§ **AIM**
Pictures stay out. Extract the lines below from the first one through the line with "width=287,minimum height=58] (2-2)", both included.

§ **DATA PROVIDED**
------------------------------------------------------------------------

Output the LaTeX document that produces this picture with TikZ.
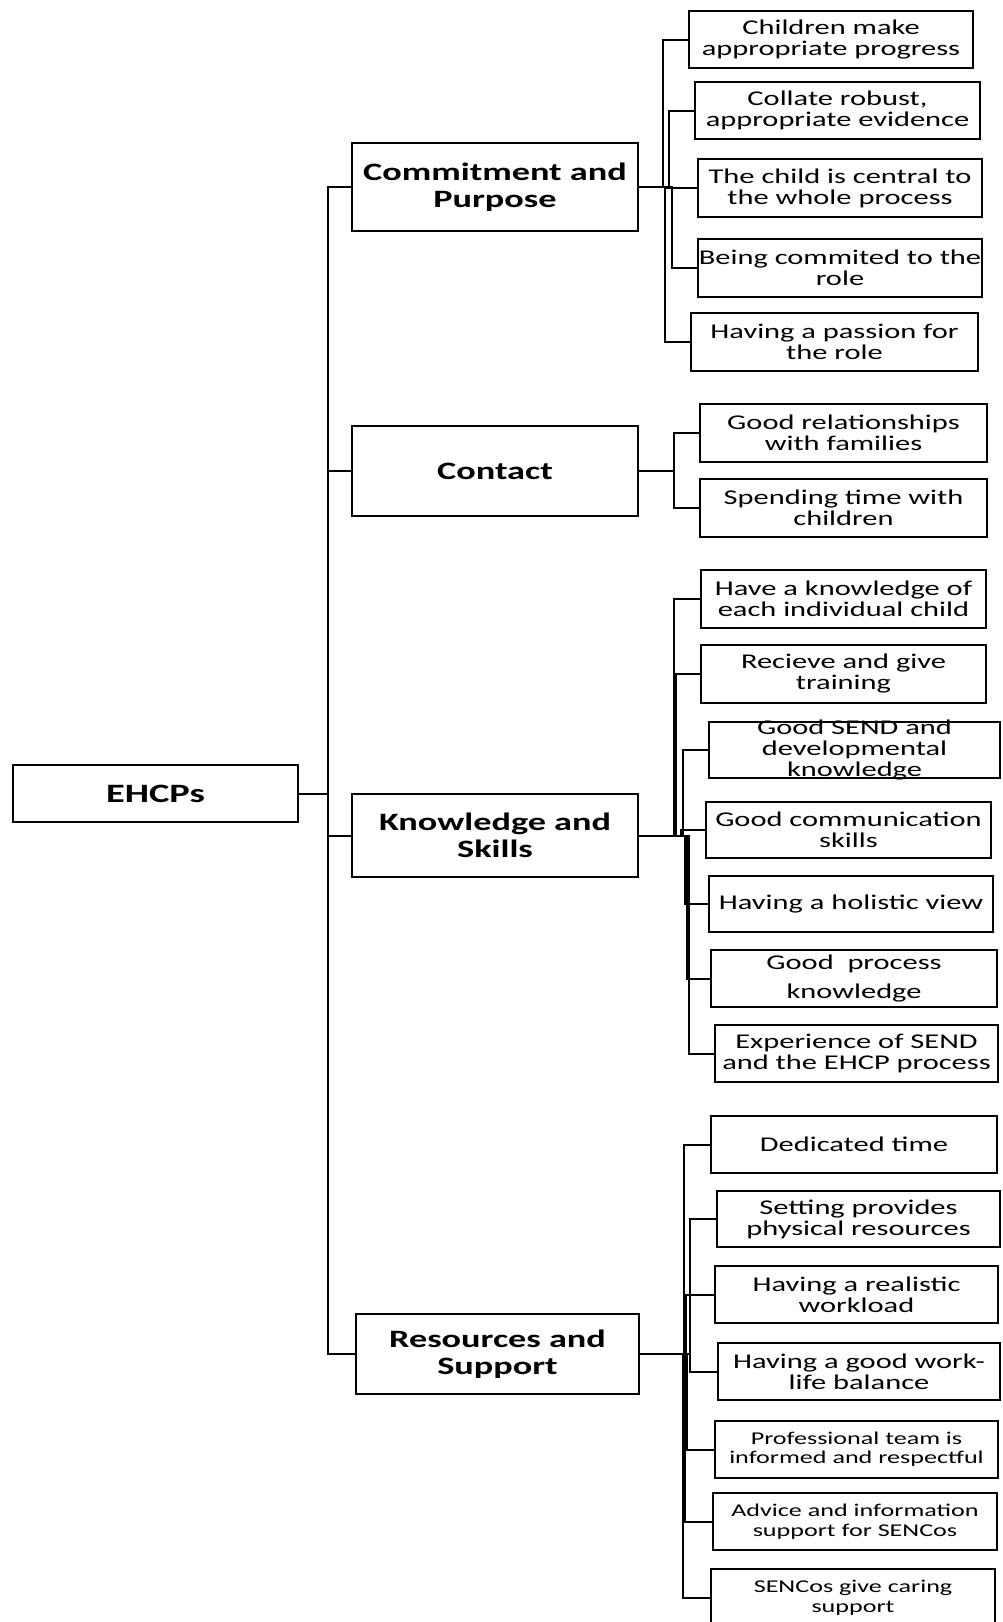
\documentclass[tikz,border=0pt]{standalone}
\usepackage{fontspec}
\setmainfont{Carlito}[FakeStretch=1.45]

\begin{document}
\begin{tikzpicture}[x=1pt,y=-1pt]
\useasboundingbox (0,0) rectangle (1002,1622);

% main boxes
\begin{scope}[every node/.style={draw,line width=2.2pt,inner sep=0pt,align=center,
              font=\bfseries\fontsize{25}{27}\selectfont}]
    \node[minimum width=285,minimum height=57,font=\bfseries\fontsize{26.5}{27}\selectfont]
          (0) at (155.5,793.5) {EHCPs};
    \node[minimum width=286,minimum height=88] (1) at (495,187)    {Commitment and\\Purpose};
    \node[minimum width=286,minimum height=90] (2) at (495,471)    {Contact};
    \node[minimum width=286,minimum height=83] (3) at (495,835.5)  {Knowledge and\\Skills};
    \node[minimum width=283,minimum height=80] (4) at (497.5,1354) {Resources and\\Support};
\end{scope}

% sub-themes
\begin{scope}[every node/.style={draw,line width=2.2pt,inner sep=0pt,align=center,
              font=\fontsize{21}{21}\selectfont}]
    \node[minimum width=284,minimum height=57] (1-1) at (831,39.5)   {Children make\\appropriate progress};
    \node[minimum width=285,minimum height=57] (1-2) at (837.5,110.5) {Collate robust,\\appropriate evidence};
    \node[minimum width=284,minimum height=58] (1-3) at (840,188)    {The child is central to\\the whole process};
    \node[minimum width=284,minimum height=58] (1-4) at (840,268)    {Being commited to the\\role};
    \node[minimum width=287,minimum height=58] (1-5) at (834.5,342)  {Having a passion for\\the role};

    \node[minimum width=287,minimum height=58] (2-1) at (843.5,433)  {Good relationships\\with families};
    \node[minimum width=287,minimum height=58] (2-2) at (843.5,508)  {Spending time with\\children};

    \node[minimum width=285,minimum height=58] (3-1) at (843.5,599)  {Have a knowledge of\\each individual child};
    \node[minimum width=285,minimum height=58] (3-2) at (843.5,674)  {Recieve and give\\training};
    \node[minimum width=291,minimum height=56] (3-3) at (854.5,750)  {};
    \node[draw=none] (3-3t) at (3-3) {Good SEND and\\developmental\\knowledge};
    \node[minimum width=285,minimum height=56] (3-4) at (848.5,830)  {Good communication\\skills};
    \node[minimum width=284,minimum height=56] (3-5) at (851,904)    {Having a holistic view};
    \node[minimum width=286,minimum height=57] (3-6) at (854,978.5)  {Good\ \ process\\[8pt]knowledge};
    \node[minimum width=283,minimum height=57] (3-7) at (856.5,1053.5) {Experience of SEND\\and the EHCP process};

    \node[minimum width=286,minimum height=57] (4-1) at (854,1144.5) {Dedicated time};
    \node[minimum width=283,minimum height=56] (4-2) at (858.5,1219) {Setting provides\\physical resources};
    \node[minimum width=283,minimum height=57] (4-3) at (856.5,1294.5) {Having a realistic\\workload};
    \node[minimum width=282,minimum height=57] (4-4) at (859,1371.5) {Having a good work-\\life balance};
    \node[minimum width=283,minimum height=57,font=\fontsize{18}{19}\selectfont]
          (4-5) at (856.5,1449.5) {Professional team is\\informed and respectful};
    \node[minimum width=284,minimum height=57,font=\fontsize{18}{20}\selectfont]
          (4-6) at (855,1521.5) {Advice and information\\support for SENCos};
    \node[minimum width=284,minimum height=58,font=\fontsize{18}{20}\selectfont]
          (4-7) at (853,1598) {SENCos give caring\\support};
\end{scope}

\begin{scope}[elbow/.style={to path={-- ++(#1,0) |- (\tikztotarget)}},
              every edge/.style={draw,line width=2pt}]
    \path (0.east) edge[elbow=29] (1.west)
                   edge[elbow=29] (2.west)
                   edge[elbow=29] (3.west)
                   edge[elbow=29] (4.west);

    \path (1.east) edge[elbow=24] (1-1.west)
                   edge[elbow=30] (1-2.west)
                   edge[elbow=27] (1-3.west)
                   edge[elbow=33] (1-4.west)
                   edge[elbow=26] (1-5.west);

    \path (2.east) edge[elbow=35] (2-1.west)
                   edge[elbow=35] (2-2.west);

    \path (3.east) edge[elbow=35] (3-1.west)
                   edge[elbow=37] (3-2.west)
                   edge[elbow=44] (3-3.west)
                   edge[elbow=42] (3-4.west)
                   edge[elbow=46] (3-5.west)
                   edge[elbow=48] (3-6.west)
                   edge[elbow=50] (3-7.west);

    \path (4.east) edge[elbow=44] (4-1.west)
                   edge[elbow=50] (4-2.west)
                   edge[elbow=46] (4-3.west)
                   edge[elbow=50] (4-4.west)
                   edge[elbow=47] (4-5.west)
                   edge[elbow=45] (4-6.west)
                   edge[elbow=43] (4-7.west);
\end{scope}
\end{tikzpicture}
\end{document}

------------------------------------------------------------------------

§ **TASK RESPONSE**
Output the LaTeX document that produces this picture with TikZ.
\documentclass[tikz,border=0pt]{standalone}
\usepackage{fontspec}
\setmainfont{Carlito}[FakeStretch=1.45]

\begin{document}
\begin{tikzpicture}[x=1pt,y=-1pt]
\useasboundingbox (0,0) rectangle (1002,1622);

% main boxes
\begin{scope}[every node/.style={draw,line width=2.2pt,inner sep=0pt,align=center,
              font=\bfseries\fontsize{25}{27}\selectfont}]
    \node[minimum width=285,minimum height=57,font=\bfseries\fontsize{26.5}{27}\selectfont]
          (0) at (155.5,793.5) {EHCPs};
    \node[minimum width=286,minimum height=88] (1) at (495,187)    {Commitment and\\Purpose};
    \node[minimum width=286,minimum height=90] (2) at (495,471)    {Contact};
    \node[minimum width=286,minimum height=83] (3) at (495,835.5)  {Knowledge and\\Skills};
    \node[minimum width=283,minimum height=80] (4) at (497.5,1354) {Resources and\\Support};
\end{scope}

% sub-themes
\begin{scope}[every node/.style={draw,line width=2.2pt,inner sep=0pt,align=center,
              font=\fontsize{21}{21}\selectfont}]
    \node[minimum width=284,minimum height=57] (1-1) at (831,39.5)   {Children make\\appropriate progress};
    \node[minimum width=285,minimum height=57] (1-2) at (837.5,110.5) {Collate robust,\\appropriate evidence};
    \node[minimum width=284,minimum height=58] (1-3) at (840,188)    {The child is central to\\the whole process};
    \node[minimum width=284,minimum height=58] (1-4) at (840,268)    {Being commited to the\\role};
    \node[minimum width=287,minimum height=58] (1-5) at (834.5,342)  {Having a passion for\\the role};

    \node[minimum width=287,minimum height=58] (2-1) at (843.5,433)  {Good relationships\\with families};
    \node[minimum width=287,minimum height=58] (2-2) at (843.5,508)  {Spending time with\\children};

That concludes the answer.